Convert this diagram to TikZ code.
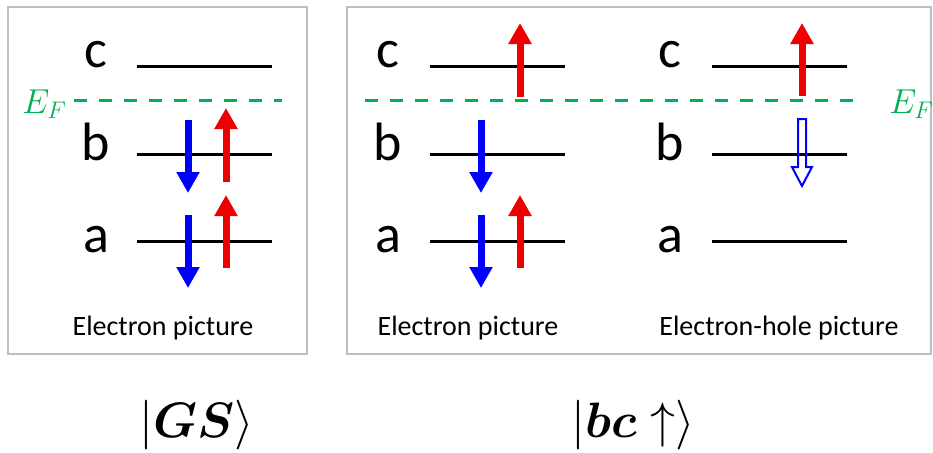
\documentclass[tikz,border=0pt]{standalone}
\usepackage{amsmath}
\usepackage{fontspec}
\setmainfont{Carlito}
\usetikzlibrary{arrows.meta}
\definecolor{framegray}{RGB}{191,191,191}
\definecolor{fermigreen}{RGB}{0,176,80}
\definecolor{spinred}{RGB}{238,0,0}
\definecolor{spinblue}{RGB}{0,0,255}

\begin{document}
\begin{tikzpicture}[x=0.5pt,y=-0.5pt]
    \tikzset{
        frame/.style={framegray,line width=1pt},
        level/.style={line width=1.5pt},
        fermi/.style={fermigreen,line width=1.5pt,dash pattern=on 6.5pt off 6pt},
        spin/.style={line width=3.5pt,-{Triangle[width=11pt,length=10.5pt]}},
        hole/.style={spinblue,line width=1pt,line join=miter},
        lvlname/.style={anchor=base,font=\fontsize{27}{30}\selectfont},
        caption/.style={anchor=base,font=\fontsize{14}{17}\selectfont},
        fermilabel/.style={anchor=base west,text=fermigreen,inner sep=0pt,font=\fontsize{17}{19}\selectfont},
        ket/.style={anchor=base,font=\fontsize{23}{26}\selectfont}
    }
    \useasboundingbox (0,0) rectangle (933,452);

    % frames
    \draw[frame] (8,7) rectangle (307,354);
    \draw[frame] (347,7) rectangle (931,354);

    % levels: label x / line start / panel
    \foreach \lx/\ls/\p in {96/137/gs,388/430/el,670/712/eh}{
        \foreach \lvl/\ly/\ty in {c/66/67,b/154/160,a/241/252}{
            \node[lvlname] (\p-\lvl) at (\lx,\ty) {\lvl};
            \draw[level] (\ls,\ly) coordinate (\p-\lvl-w)
                -- ++(135,0) coordinate (\p-\lvl-e);
        }
    }

    % Fermi level
    \draw[fermi] (74,100) coordinate (ef-gs-w) -- (282,100) coordinate (ef-gs-e);
    \draw[fermi] (365,100) coordinate (ef-bc-w) -- (862,100) coordinate (ef-bc-e);
    \node[fermilabel] (ef-gs) at (22,113) {$E_F$};
    \node[fermilabel] (ef-bc) at (889,113) {$E_F$};

    % spins, ground state
    \draw[spin,spinblue] (188,120) -- (188,193);
    \draw[spin,spinred] (226,182) -- (226,108);
    \draw[spin,spinblue] (188,215) -- (188,288);
    \draw[spin,spinred] (226,268) -- (226,195);

    % spins, excited state (electron picture)
    \draw[spin,spinred] (520,97) -- (520,23);
    \draw[spin,spinblue] (481,120) -- (481,193);
    \draw[spin,spinblue] (481,215) -- (481,288);
    \draw[spin,spinred] (520,268) -- (520,195);

    % spins, excited state (electron-hole picture)
    \draw[spin,spinred] (802,96) -- (802,23);
    \draw[hole] (798,119) -- (806,119) -- (806,167) -- (812,167)
        -- (802,186) -- (792,167) -- (798,167) -- cycle;

    \node[caption] (cap-gs) at (163,335) {Electron picture};
    \node[caption] (cap-el) at (468,335) {Electron picture};
    \node[caption] (cap-eh) at (779,335) {Electron-hole picture};

    \node[ket] (ket-gs) at (197,437) {$|\boldsymbol{GS}\rangle$};
    \node[ket] (ket-bc) at (633,437) {$|\boldsymbol{bc}\uparrow\rangle$};
\end{tikzpicture}
\end{document}
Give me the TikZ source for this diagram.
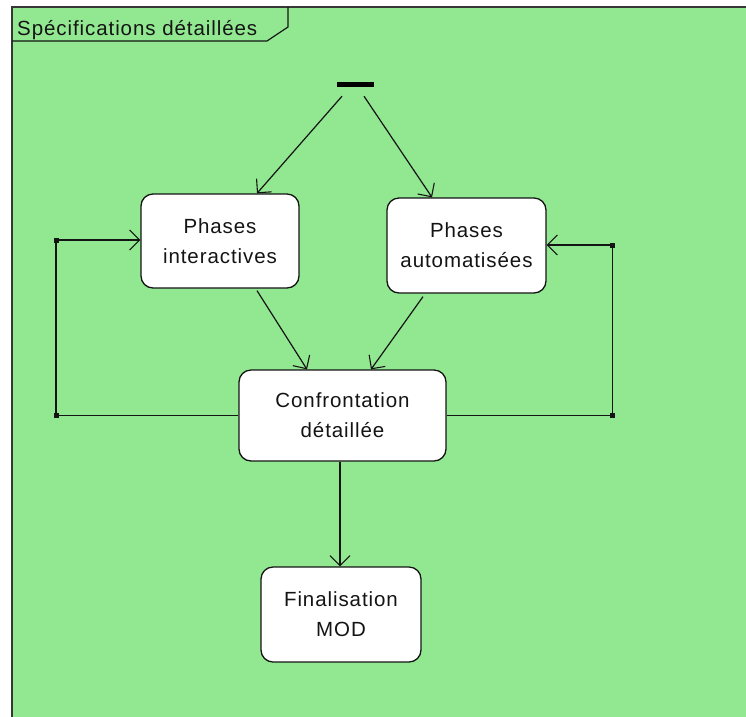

⁂

• The request: Images should not appear in the copy; retype the listing above exactly.

• Task solution:
Convert this diagram to TikZ code.
\documentclass[tikz,border=0pt]{standalone}
\usepackage{amsmath}
\usepackage{fontspec}
\setmainfont{Carlito}
\usetikzlibrary{arrows.meta}
\definecolor{framegray}{RGB}{191,191,191}
\definecolor{fermigreen}{RGB}{0,176,80}
\definecolor{spinred}{RGB}{238,0,0}
\definecolor{spinblue}{RGB}{0,0,255}

\begin{document}
\begin{tikzpicture}[x=0.5pt,y=-0.5pt]
    \tikzset{
        frame/.style={framegray,line width=1pt},
        level/.style={line width=1.5pt},
        fermi/.style={fermigreen,line width=1.5pt,dash pattern=on 6.5pt off 6pt},
        spin/.style={line width=3.5pt,-{Triangle[width=11pt,length=10.5pt]}},
        hole/.style={spinblue,line width=1pt,line join=miter},
        lvlname/.style={anchor=base,font=\fontsize{27}{30}\selectfont},
        caption/.style={anchor=base,font=\fontsize{14}{17}\selectfont},
        fermilabel/.style={anchor=base west,text=fermigreen,inner sep=0pt,font=\fontsize{17}{19}\selectfont},
        ket/.style={anchor=base,font=\fontsize{23}{26}\selectfont}
    }
    \useasboundingbox (0,0) rectangle (933,452);

    % frames
    \draw[frame] (8,7) rectangle (307,354);
    \draw[frame] (347,7) rectangle (931,354);

    % levels: label x / line start / panel
    \foreach \lx/\ls/\p in {96/137/gs,388/430/el,670/712/eh}{
        \foreach \lvl/\ly/\ty in {c/66/67,b/154/160,a/241/252}{
            \node[lvlname] (\p-\lvl) at (\lx,\ty) {\lvl};
            \draw[level] (\ls,\ly) coordinate (\p-\lvl-w)
                -- ++(135,0) coordinate (\p-\lvl-e);
        }
    }

    % Fermi level
    \draw[fermi] (74,100) coordinate (ef-gs-w) -- (282,100) coordinate (ef-gs-e);
    \draw[fermi] (365,100) coordinate (ef-bc-w) -- (862,100) coordinate (ef-bc-e);
    \node[fermilabel] (ef-gs) at (22,113) {$E_F$};
    \node[fermilabel] (ef-bc) at (889,113) {$E_F$};

    % spins, ground state
    \draw[spin,spinblue] (188,120) -- (188,193);
    \draw[spin,spinred] (226,182) -- (226,108);
    \draw[spin,spinblue] (188,215) -- (188,288);
    \draw[spin,spinred] (226,268) -- (226,195);

    % spins, excited state (electron picture)
    \draw[spin,spinred] (520,97) -- (520,23);
    \draw[spin,spinblue] (481,120) -- (481,193);
    \draw[spin,spinblue] (481,215) -- (481,288);
    \draw[spin,spinred] (520,268) -- (520,195);

    % spins, excited state (electron-hole picture)
    \draw[spin,spinred] (802,96) -- (802,23);
    \draw[hole] (798,119) -- (806,119) -- (806,167) -- (812,167)
        -- (802,186) -- (792,167) -- (798,167) -- cycle;

    \node[caption] (cap-gs) at (163,335) {Electron picture};
    \node[caption] (cap-el) at (468,335) {Electron picture};
    \node[caption] (cap-eh) at (779,335) {Electron-hole picture};

    \node[ket] (ket-gs) at (197,437) {$|\boldsymbol{GS}\rangle$};
    \node[ket] (ket-bc) at (633,437) {$|\boldsymbol{bc}\uparrow\rangle$};
\end{tikzpicture}
\end{document}
Give me the TikZ source for this diagram.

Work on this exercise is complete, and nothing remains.